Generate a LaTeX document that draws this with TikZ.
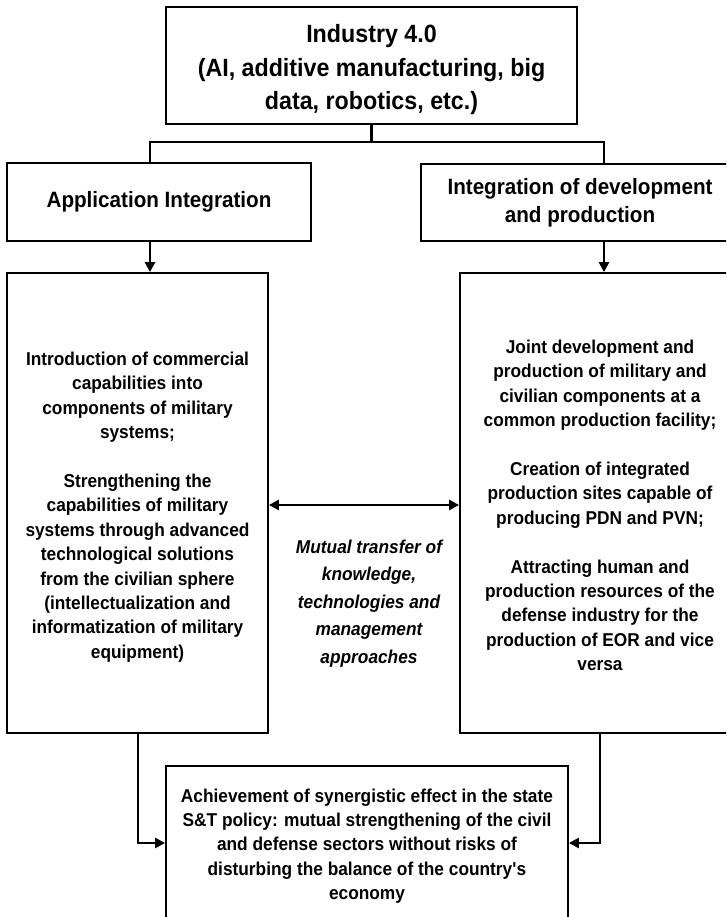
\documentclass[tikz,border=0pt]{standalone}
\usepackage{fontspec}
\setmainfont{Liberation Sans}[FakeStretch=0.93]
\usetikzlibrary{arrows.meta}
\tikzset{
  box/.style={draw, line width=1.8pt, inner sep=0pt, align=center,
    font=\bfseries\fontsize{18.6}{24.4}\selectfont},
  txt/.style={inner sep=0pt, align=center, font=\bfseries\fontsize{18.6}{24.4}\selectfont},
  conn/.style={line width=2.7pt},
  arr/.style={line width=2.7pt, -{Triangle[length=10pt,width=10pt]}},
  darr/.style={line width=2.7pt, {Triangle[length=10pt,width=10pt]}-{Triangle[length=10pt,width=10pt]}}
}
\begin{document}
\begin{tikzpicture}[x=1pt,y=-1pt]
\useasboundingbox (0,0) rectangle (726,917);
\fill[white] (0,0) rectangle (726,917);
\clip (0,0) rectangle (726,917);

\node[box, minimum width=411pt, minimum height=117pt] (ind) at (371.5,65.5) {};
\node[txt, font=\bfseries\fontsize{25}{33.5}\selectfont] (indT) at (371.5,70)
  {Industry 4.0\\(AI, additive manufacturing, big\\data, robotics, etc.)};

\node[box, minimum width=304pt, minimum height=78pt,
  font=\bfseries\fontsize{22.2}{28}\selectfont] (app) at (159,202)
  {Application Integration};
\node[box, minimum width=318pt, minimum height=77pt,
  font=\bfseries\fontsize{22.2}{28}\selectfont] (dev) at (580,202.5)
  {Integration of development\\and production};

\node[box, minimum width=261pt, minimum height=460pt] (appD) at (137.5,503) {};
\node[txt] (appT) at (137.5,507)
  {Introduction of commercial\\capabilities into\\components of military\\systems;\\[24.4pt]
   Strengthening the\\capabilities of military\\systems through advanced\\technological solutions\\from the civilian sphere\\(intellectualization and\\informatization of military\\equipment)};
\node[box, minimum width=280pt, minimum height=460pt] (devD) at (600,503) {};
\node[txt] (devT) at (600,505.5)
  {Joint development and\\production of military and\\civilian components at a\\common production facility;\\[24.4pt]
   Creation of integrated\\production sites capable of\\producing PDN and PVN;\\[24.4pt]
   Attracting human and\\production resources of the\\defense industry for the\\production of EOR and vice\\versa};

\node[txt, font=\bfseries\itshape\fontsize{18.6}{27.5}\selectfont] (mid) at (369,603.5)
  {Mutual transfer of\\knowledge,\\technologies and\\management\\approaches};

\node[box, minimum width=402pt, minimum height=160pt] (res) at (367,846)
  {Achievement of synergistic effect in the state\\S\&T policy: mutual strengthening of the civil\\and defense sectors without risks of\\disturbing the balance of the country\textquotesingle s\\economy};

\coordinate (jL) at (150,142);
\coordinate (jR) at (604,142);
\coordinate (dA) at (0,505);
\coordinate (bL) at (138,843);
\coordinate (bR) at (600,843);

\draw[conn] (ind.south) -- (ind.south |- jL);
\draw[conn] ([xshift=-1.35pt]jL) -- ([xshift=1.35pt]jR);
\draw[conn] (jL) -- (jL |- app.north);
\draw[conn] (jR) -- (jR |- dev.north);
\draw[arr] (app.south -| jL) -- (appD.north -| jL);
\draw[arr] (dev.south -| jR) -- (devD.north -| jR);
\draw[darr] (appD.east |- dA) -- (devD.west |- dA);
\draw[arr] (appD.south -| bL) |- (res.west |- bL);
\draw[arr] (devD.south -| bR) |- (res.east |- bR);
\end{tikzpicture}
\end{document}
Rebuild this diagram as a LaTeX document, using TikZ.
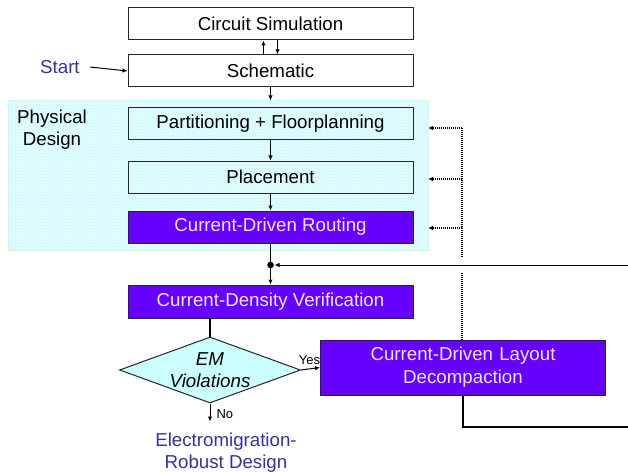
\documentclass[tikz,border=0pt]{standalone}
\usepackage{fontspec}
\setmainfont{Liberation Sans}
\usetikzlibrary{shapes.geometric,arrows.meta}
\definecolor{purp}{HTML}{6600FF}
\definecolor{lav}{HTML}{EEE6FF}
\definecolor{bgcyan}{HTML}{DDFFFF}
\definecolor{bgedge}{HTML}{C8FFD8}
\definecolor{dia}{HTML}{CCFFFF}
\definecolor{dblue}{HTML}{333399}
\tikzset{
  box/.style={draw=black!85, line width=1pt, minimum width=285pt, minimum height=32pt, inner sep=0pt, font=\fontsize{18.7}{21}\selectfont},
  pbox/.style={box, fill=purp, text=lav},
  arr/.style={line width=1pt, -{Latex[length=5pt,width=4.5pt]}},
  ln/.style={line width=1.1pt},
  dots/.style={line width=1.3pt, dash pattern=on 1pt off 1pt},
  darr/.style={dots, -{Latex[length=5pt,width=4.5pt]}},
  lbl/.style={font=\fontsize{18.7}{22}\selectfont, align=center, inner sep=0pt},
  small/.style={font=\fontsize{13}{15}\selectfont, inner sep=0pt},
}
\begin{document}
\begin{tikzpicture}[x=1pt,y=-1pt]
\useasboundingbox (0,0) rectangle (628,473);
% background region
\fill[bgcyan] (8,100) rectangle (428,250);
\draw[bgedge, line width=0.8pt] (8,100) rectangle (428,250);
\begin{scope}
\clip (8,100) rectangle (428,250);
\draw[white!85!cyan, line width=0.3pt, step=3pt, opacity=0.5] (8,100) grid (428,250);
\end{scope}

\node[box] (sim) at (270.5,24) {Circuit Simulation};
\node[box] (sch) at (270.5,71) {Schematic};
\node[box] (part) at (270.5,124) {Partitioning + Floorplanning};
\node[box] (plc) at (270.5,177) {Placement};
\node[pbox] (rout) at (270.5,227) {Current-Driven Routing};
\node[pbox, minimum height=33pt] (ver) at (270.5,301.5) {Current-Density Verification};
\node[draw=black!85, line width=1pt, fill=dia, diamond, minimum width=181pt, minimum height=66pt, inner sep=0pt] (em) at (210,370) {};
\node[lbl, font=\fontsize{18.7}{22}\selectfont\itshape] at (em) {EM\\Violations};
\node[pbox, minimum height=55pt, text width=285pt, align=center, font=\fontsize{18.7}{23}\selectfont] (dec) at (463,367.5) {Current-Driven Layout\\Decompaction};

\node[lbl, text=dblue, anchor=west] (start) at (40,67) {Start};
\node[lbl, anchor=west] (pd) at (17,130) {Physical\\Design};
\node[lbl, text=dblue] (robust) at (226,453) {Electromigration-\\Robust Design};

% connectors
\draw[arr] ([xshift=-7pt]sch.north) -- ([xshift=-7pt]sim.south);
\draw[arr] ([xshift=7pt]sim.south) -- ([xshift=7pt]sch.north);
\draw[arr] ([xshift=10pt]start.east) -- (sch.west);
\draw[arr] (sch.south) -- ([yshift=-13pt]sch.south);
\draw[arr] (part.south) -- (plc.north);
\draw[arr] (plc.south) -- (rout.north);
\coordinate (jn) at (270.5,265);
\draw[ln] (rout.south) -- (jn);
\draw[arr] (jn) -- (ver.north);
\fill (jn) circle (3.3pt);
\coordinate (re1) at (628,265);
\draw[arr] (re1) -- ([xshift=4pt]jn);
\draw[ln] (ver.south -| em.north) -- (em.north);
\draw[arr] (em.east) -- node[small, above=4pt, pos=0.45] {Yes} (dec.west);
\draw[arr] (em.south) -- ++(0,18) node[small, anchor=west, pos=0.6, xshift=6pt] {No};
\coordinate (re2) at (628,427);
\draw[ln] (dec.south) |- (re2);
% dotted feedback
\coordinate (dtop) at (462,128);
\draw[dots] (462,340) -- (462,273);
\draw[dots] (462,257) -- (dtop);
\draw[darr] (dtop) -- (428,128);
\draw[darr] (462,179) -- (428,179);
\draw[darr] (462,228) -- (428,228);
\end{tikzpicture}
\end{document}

_What the task asks:_
Wherever "this" shows up in a line, copy that line.

_Reply:_
Generate a LaTeX document that draws this with TikZ.
Rebuild this diagram as a LaTeX document, using TikZ.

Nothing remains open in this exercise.